BEGIN DATA LINES
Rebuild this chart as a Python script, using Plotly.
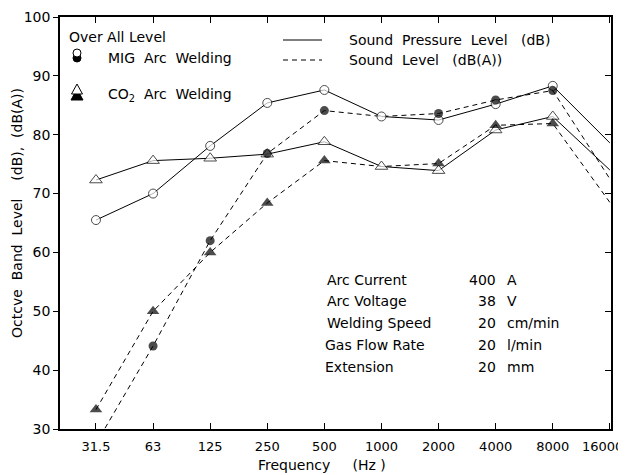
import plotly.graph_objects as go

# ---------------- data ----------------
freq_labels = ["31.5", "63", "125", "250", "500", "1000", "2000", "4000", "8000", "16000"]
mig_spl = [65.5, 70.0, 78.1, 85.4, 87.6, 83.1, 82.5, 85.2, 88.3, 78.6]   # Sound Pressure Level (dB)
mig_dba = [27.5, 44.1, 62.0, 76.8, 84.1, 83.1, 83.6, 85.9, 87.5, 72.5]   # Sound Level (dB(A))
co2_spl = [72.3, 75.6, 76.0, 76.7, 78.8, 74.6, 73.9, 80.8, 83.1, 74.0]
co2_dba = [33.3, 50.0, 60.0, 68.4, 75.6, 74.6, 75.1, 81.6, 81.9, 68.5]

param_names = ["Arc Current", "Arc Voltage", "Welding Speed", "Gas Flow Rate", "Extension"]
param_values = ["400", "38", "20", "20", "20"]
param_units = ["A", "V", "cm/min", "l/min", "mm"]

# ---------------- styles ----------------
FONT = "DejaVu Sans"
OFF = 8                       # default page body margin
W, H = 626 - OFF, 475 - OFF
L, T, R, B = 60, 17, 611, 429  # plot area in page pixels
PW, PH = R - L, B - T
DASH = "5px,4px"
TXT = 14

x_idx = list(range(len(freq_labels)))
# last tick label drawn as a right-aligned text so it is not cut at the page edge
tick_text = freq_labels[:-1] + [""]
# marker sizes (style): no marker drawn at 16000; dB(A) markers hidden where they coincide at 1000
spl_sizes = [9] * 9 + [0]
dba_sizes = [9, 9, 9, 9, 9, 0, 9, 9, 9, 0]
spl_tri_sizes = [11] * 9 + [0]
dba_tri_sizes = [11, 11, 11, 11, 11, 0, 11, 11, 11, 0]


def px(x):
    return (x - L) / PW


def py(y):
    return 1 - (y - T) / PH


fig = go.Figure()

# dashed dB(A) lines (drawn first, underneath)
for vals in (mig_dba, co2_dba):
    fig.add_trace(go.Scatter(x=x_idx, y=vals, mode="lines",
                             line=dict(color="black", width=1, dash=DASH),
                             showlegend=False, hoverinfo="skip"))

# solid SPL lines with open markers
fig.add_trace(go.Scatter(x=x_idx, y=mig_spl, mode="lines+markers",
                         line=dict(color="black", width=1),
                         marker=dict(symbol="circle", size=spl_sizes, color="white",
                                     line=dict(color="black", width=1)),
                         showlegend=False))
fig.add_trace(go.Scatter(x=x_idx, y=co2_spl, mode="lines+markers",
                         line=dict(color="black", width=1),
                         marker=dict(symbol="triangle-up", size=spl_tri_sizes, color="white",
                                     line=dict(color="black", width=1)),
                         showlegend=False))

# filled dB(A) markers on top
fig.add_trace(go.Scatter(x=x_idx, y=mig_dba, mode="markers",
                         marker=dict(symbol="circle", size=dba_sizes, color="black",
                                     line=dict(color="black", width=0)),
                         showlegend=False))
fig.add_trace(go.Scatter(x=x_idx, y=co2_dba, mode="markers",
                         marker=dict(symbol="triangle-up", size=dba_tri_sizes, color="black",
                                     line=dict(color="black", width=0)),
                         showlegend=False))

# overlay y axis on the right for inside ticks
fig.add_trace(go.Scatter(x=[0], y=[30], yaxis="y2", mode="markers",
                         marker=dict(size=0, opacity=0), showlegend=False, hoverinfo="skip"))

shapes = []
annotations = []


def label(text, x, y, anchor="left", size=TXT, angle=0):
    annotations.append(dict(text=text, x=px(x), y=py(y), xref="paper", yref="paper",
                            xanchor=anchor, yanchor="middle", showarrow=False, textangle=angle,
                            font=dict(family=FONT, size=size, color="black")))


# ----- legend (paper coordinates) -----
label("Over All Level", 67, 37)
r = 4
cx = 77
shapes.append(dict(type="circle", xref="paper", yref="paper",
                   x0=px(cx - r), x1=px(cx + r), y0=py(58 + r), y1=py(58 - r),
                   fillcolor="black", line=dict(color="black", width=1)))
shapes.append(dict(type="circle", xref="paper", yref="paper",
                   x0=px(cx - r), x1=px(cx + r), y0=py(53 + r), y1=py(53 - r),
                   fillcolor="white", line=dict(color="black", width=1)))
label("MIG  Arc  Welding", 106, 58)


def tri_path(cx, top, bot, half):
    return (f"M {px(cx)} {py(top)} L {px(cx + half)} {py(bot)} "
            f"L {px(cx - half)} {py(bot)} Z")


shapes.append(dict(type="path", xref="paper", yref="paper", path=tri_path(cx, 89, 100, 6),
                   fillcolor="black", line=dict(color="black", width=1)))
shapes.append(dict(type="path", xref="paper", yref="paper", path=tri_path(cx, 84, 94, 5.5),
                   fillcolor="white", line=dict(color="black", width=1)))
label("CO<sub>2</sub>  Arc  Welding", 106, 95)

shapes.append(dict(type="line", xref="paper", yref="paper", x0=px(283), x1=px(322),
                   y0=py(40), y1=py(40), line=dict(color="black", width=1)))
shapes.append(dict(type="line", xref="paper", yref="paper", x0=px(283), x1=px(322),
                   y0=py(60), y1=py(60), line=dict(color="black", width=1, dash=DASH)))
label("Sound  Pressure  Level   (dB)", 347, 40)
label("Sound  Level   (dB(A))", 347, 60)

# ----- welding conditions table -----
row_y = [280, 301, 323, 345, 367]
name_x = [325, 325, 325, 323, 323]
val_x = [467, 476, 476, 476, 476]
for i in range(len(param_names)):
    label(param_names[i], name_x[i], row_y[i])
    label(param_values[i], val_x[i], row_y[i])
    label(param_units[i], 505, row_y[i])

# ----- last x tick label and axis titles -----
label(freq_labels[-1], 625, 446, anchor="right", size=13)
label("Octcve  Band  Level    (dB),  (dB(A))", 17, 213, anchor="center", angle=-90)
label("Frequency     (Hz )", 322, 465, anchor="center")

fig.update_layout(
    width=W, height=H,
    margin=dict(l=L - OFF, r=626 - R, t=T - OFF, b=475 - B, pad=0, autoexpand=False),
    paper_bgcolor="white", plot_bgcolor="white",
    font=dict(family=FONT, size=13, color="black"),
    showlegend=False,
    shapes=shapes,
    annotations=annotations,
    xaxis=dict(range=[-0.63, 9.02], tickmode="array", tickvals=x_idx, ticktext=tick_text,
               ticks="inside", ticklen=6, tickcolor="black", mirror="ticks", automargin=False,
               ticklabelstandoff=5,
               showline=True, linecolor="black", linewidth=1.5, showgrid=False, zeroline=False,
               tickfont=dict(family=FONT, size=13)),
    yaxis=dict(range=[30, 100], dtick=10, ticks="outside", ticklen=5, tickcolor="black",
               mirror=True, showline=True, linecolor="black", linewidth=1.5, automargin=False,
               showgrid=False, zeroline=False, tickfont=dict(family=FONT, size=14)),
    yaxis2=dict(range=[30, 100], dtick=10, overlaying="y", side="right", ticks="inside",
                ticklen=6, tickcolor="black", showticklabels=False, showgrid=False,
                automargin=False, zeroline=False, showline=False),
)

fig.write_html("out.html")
END DATA LINES
All of the material above needs to be restated exactly, with no pictures.

Rebuild this chart as a Python script, using Plotly.
import plotly.graph_objects as go

# ---------------- data ----------------
freq_labels = ["31.5", "63", "125", "250", "500", "1000", "2000", "4000", "8000", "16000"]
mig_spl = [65.5, 70.0, 78.1, 85.4, 87.6, 83.1, 82.5, 85.2, 88.3, 78.6]   # Sound Pressure Level (dB)
mig_dba = [27.5, 44.1, 62.0, 76.8, 84.1, 83.1, 83.6, 85.9, 87.5, 72.5]   # Sound Level (dB(A))
co2_spl = [72.3, 75.6, 76.0, 76.7, 78.8, 74.6, 73.9, 80.8, 83.1, 74.0]
co2_dba = [33.3, 50.0, 60.0, 68.4, 75.6, 74.6, 75.1, 81.6, 81.9, 68.5]

param_names = ["Arc Current", "Arc Voltage", "Welding Speed", "Gas Flow Rate", "Extension"]
param_values = ["400", "38", "20", "20", "20"]
param_units = ["A", "V", "cm/min", "l/min", "mm"]

# ---------------- styles ----------------
FONT = "DejaVu Sans"
OFF = 8                       # default page body margin
W, H = 626 - OFF, 475 - OFF
L, T, R, B = 60, 17, 611, 429  # plot area in page pixels
PW, PH = R - L, B - T
DASH = "5px,4px"
TXT = 14

x_idx = list(range(len(freq_labels)))
# last tick label drawn as a right-aligned text so it is not cut at the page edge
tick_text = freq_labels[:-1] + [""]
# marker sizes (style): no marker drawn at 16000; dB(A) markers hidden where they coincide at 1000
spl_sizes = [9] * 9 + [0]
dba_sizes = [9, 9, 9, 9, 9, 0, 9, 9, 9, 0]
spl_tri_sizes = [11] * 9 + [0]
dba_tri_sizes = [11, 11, 11, 11, 11, 0, 11, 11, 11, 0]


def px(x):
    return (x - L) / PW


def py(y):
    return 1 - (y - T) / PH


fig = go.Figure()

# dashed dB(A) lines (drawn first, underneath)
for vals in (mig_dba, co2_dba):
    fig.add_trace(go.Scatter(x=x_idx, y=vals, mode="lines",
                             line=dict(color="black", width=1, dash=DASH),
                             showlegend=False, hoverinfo="skip"))

# solid SPL lines with open markers
fig.add_trace(go.Scatter(x=x_idx, y=mig_spl, mode="lines+markers",
                         line=dict(color="black", width=1),
                         marker=dict(symbol="circle", size=spl_sizes, color="white",
                                     line=dict(color="black", width=1)),
                         showlegend=False))
fig.add_trace(go.Scatter(x=x_idx, y=co2_spl, mode="lines+markers",
                         line=dict(color="black", width=1),
                         marker=dict(symbol="triangle-up", size=spl_tri_sizes, color="white",
                                     line=dict(color="black", width=1)),
                         showlegend=False))

# filled dB(A) markers on top
fig.add_trace(go.Scatter(x=x_idx, y=mig_dba, mode="markers",
                         marker=dict(symbol="circle", size=dba_sizes, color="black",
                                     line=dict(color="black", width=0)),
                         showlegend=False))
fig.add_trace(go.Scatter(x=x_idx, y=co2_dba, mode="markers",
                         marker=dict(symbol="triangle-up", size=dba_tri_sizes, color="black",
                                     line=dict(color="black", width=0)),
                         showlegend=False))

# overlay y axis on the right for inside ticks
fig.add_trace(go.Scatter(x=[0], y=[30], yaxis="y2", mode="markers",
                         marker=dict(size=0, opacity=0), showlegend=False, hoverinfo="skip"))

shapes = []
annotations = []


def label(text, x, y, anchor="left", size=TXT, angle=0):
    annotations.append(dict(text=text, x=px(x), y=py(y), xref="paper", yref="paper",
                            xanchor=anchor, yanchor="middle", showarrow=False, textangle=angle,
                            font=dict(family=FONT, size=size, color="black")))


# ----- legend (paper coordinates) -----
label("Over All Level", 67, 37)
r = 4
cx = 77
shapes.append(dict(type="circle", xref="paper", yref="paper",
                   x0=px(cx - r), x1=px(cx + r), y0=py(58 + r), y1=py(58 - r),
                   fillcolor="black", line=dict(color="black", width=1)))
shapes.append(dict(type="circle", xref="paper", yref="paper",
                   x0=px(cx - r), x1=px(cx + r), y0=py(53 + r), y1=py(53 - r),
                   fillcolor="white", line=dict(color="black", width=1)))
label("MIG  Arc  Welding", 106, 58)


def tri_path(cx, top, bot, half):
    return (f"M {px(cx)} {py(top)} L {px(cx + half)} {py(bot)} "
            f"L {px(cx - half)} {py(bot)} Z")


shapes.append(dict(type="path", xref="paper", yref="paper", path=tri_path(cx, 89, 100, 6),
                   fillcolor="black", line=dict(color="black", width=1)))
shapes.append(dict(type="path", xref="paper", yref="paper", path=tri_path(cx, 84, 94, 5.5),
                   fillcolor="white", line=dict(color="black", width=1)))
label("CO<sub>2</sub>  Arc  Welding", 106, 95)

shapes.append(dict(type="line", xref="paper", yref="paper", x0=px(283), x1=px(322),
                   y0=py(40), y1=py(40), line=dict(color="black", width=1)))
shapes.append(dict(type="line", xref="paper", yref="paper", x0=px(283), x1=px(322),
                   y0=py(60), y1=py(60), line=dict(color="black", width=1, dash=DASH)))
label("Sound  Pressure  Level   (dB)", 347, 40)
label("Sound  Level   (dB(A))", 347, 60)

# ----- welding conditions table -----
row_y = [280, 301, 323, 345, 367]
name_x = [325, 325, 325, 323, 323]
val_x = [467, 476, 476, 476, 476]
for i in range(len(param_names)):
    label(param_names[i], name_x[i], row_y[i])
    label(param_values[i], val_x[i], row_y[i])
    label(param_units[i], 505, row_y[i])

# ----- last x tick label and axis titles -----
label(freq_labels[-1], 625, 446, anchor="right", size=13)
label("Octcve  Band  Level    (dB),  (dB(A))", 17, 213, anchor="center", angle=-90)
label("Frequency     (Hz )", 322, 465, anchor="center")

fig.update_layout(
    width=W, height=H,
    margin=dict(l=L - OFF, r=626 - R, t=T - OFF, b=475 - B, pad=0, autoexpand=False),
    paper_bgcolor="white", plot_bgcolor="white",
    font=dict(family=FONT, size=13, color="black"),
    showlegend=False,
    shapes=shapes,
    annotations=annotations,
    xaxis=dict(range=[-0.63, 9.02], tickmode="array", tickvals=x_idx, ticktext=tick_text,
               ticks="inside", ticklen=6, tickcolor="black", mirror="ticks", automargin=False,
               ticklabelstandoff=5,
               showline=True, linecolor="black", linewidth=1.5, showgrid=False, zeroline=False,
               tickfont=dict(family=FONT, size=13)),
    yaxis=dict(range=[30, 100], dtick=10, ticks="outside", ticklen=5, tickcolor="black",
               mirror=True, showline=True, linecolor="black", linewidth=1.5, automargin=False,
               showgrid=False, zeroline=False, tickfont=dict(family=FONT, size=14)),
    yaxis2=dict(range=[30, 100], dtick=10, overlaying="y", side="right", ticks="inside",
                ticklen=6, tickcolor="black", showticklabels=False, showgrid=False,
                automargin=False, zeroline=False, showline=False),
)

fig.write_html("out.html")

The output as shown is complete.